▶ **What to do**:
Search the listing below for the string "this" and copy every line where it occurs.

▶ **Dataset**:
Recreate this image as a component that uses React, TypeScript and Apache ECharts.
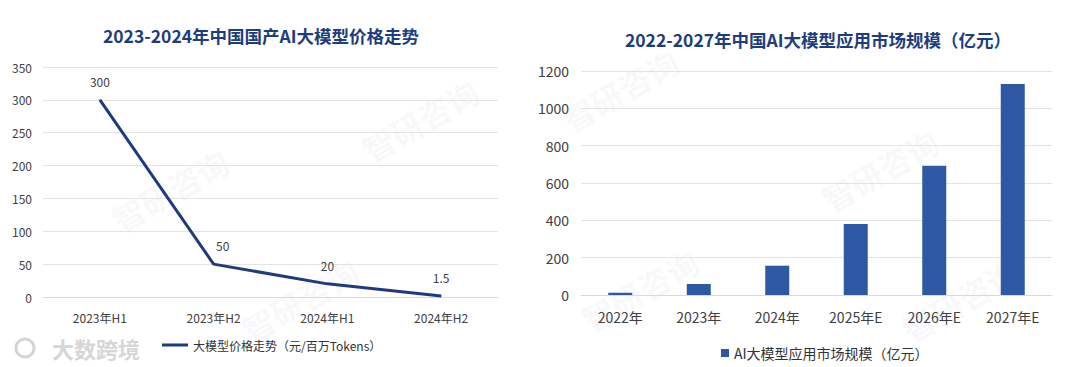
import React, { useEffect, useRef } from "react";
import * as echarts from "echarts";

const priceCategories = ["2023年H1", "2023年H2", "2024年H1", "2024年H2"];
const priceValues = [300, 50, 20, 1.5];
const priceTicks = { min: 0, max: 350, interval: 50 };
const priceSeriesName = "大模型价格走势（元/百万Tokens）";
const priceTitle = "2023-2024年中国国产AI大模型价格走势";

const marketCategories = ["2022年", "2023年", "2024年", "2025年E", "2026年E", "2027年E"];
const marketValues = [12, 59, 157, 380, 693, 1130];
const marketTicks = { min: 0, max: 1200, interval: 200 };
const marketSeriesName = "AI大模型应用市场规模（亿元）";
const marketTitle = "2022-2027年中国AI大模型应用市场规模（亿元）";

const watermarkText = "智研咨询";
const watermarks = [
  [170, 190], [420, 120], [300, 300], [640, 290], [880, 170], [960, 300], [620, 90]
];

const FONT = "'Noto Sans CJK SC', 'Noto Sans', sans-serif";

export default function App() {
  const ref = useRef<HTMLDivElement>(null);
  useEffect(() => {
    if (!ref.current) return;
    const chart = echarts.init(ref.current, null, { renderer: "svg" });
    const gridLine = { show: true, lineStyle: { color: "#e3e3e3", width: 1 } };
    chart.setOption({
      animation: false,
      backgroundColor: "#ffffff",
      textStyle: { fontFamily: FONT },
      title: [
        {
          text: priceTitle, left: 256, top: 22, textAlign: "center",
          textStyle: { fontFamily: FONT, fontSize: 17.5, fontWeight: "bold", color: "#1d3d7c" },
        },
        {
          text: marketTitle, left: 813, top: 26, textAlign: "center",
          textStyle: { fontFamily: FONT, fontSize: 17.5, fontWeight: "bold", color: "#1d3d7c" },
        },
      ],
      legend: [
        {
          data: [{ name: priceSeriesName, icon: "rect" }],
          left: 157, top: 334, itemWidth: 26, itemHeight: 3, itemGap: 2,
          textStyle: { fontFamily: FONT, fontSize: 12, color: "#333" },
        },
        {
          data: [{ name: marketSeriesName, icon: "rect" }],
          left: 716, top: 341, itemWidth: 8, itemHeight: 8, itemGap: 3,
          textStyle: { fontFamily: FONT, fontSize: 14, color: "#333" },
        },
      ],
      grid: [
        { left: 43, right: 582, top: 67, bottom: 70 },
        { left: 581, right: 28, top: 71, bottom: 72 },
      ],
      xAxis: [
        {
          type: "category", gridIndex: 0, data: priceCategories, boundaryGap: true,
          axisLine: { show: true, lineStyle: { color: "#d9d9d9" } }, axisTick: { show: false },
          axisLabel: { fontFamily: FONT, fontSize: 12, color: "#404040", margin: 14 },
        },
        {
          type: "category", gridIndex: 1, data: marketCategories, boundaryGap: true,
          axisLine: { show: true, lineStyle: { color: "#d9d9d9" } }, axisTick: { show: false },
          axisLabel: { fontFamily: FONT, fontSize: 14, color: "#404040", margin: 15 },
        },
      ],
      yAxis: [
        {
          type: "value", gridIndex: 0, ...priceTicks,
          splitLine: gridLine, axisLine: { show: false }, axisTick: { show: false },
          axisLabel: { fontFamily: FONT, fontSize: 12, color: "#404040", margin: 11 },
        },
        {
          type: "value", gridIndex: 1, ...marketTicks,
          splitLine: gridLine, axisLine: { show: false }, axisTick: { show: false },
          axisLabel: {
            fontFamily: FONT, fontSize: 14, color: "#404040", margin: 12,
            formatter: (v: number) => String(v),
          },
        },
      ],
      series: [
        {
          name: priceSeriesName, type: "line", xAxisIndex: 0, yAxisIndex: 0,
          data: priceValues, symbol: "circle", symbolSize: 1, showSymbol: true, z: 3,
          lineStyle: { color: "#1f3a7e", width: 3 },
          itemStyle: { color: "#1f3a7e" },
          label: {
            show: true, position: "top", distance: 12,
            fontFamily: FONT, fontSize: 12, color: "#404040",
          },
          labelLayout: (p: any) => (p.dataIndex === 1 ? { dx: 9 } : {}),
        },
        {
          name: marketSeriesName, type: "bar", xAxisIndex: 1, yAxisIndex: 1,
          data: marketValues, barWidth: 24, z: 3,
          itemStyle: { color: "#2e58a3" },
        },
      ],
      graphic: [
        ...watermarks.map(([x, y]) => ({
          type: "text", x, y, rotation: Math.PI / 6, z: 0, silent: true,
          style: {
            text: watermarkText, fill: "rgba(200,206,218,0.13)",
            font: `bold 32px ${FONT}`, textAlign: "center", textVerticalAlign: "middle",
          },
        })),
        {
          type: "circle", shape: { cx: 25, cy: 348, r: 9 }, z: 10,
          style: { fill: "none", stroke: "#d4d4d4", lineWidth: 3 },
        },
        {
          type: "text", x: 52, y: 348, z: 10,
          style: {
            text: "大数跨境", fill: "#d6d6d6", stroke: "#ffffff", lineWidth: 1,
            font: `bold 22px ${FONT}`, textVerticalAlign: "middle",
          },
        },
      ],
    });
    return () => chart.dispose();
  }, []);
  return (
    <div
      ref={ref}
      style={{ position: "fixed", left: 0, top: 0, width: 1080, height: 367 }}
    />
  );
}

--

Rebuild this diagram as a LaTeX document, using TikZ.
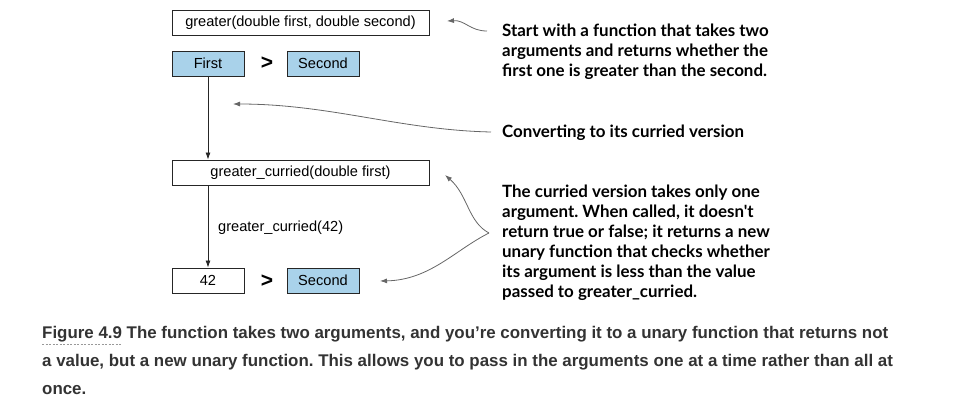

▶ **Full output**:
Recreate this image as a component that uses React, TypeScript and Apache ECharts.
Rebuild this diagram as a LaTeX document, using TikZ.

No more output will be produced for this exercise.